La fase istruttoria del procedimento amministrativo tributario è, fuor di dubbio, la più complessa, perché determina l'interazione tra due interessi contrapposti: l'uno fiscale, di cui è portatore l'ente impositore; l'altro, invece, che fa capo al contribuente, si traduce nell'interesse alla tutela delle posizioni soggettive che potrebbero essere pregiudicate da un esercizio dei poteri istruttori contra legem.

In particolare, quando l'istruttoria non avviene “a tavolino”, ma mediante l'ingresso dell'Ufficio nei locali in cui il contribuente svolge la propria attività è necessario individuare il punto di confine tra i due interessi.

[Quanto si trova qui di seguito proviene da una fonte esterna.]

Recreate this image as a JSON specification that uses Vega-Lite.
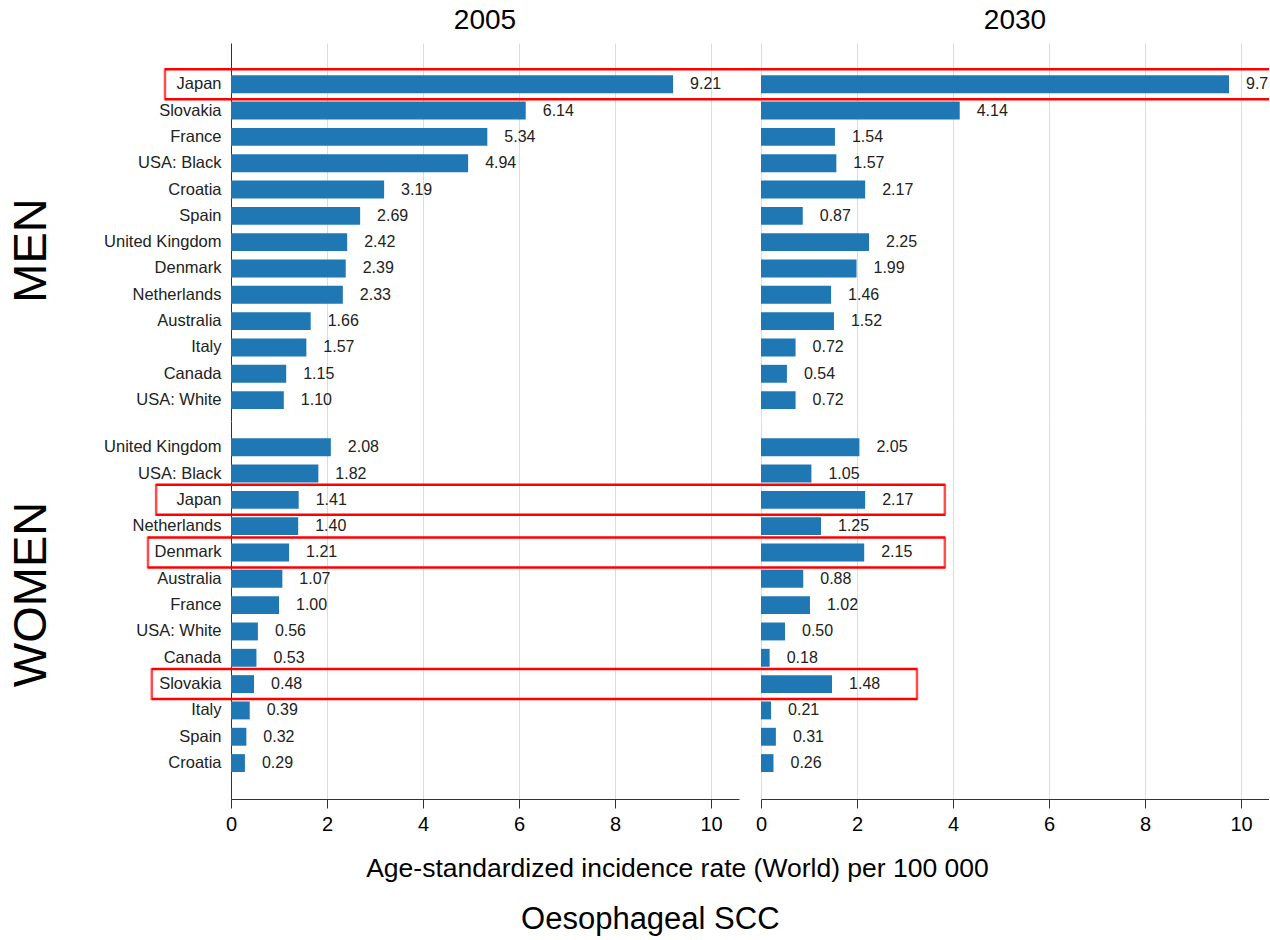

Assume, in tal senso, rilevanza il requisito della “volontà” del contribuente, in taluni casi “sanante” del vizio procedimentale in cui sia incorso l'Ufficio. L'impianto statutario, infatti, promuove un accertamento dell'imposta “collaborativo” attribuendo, in tal modo, rilievo alla volontà che, se manifestata in modo espresso ed incondizionato, può assurgere a valore portante dell'intero procedimento. Così, l'apertura di una borsa avvenuta con la partecipazione del contribuente non costituisce violazione di un diritto costituzionale, ma un atto strumentale alla verifica eseguito con il consenso dell'interessato. Per effetto del consenso, purché preventivo ed informato, l'Amministrazione Finanziaria è legittimata ad immettersi nella realtà del contribuente, con il fine ultimo di rideterminare la pretesa fiscale in conformità alla capacità contributiva dell'interessato. Quanto suesposto si pone in linea con una amministrazione efficace ed efficiente che opera nell'ottica dell'economicità dell'azione amministrativa.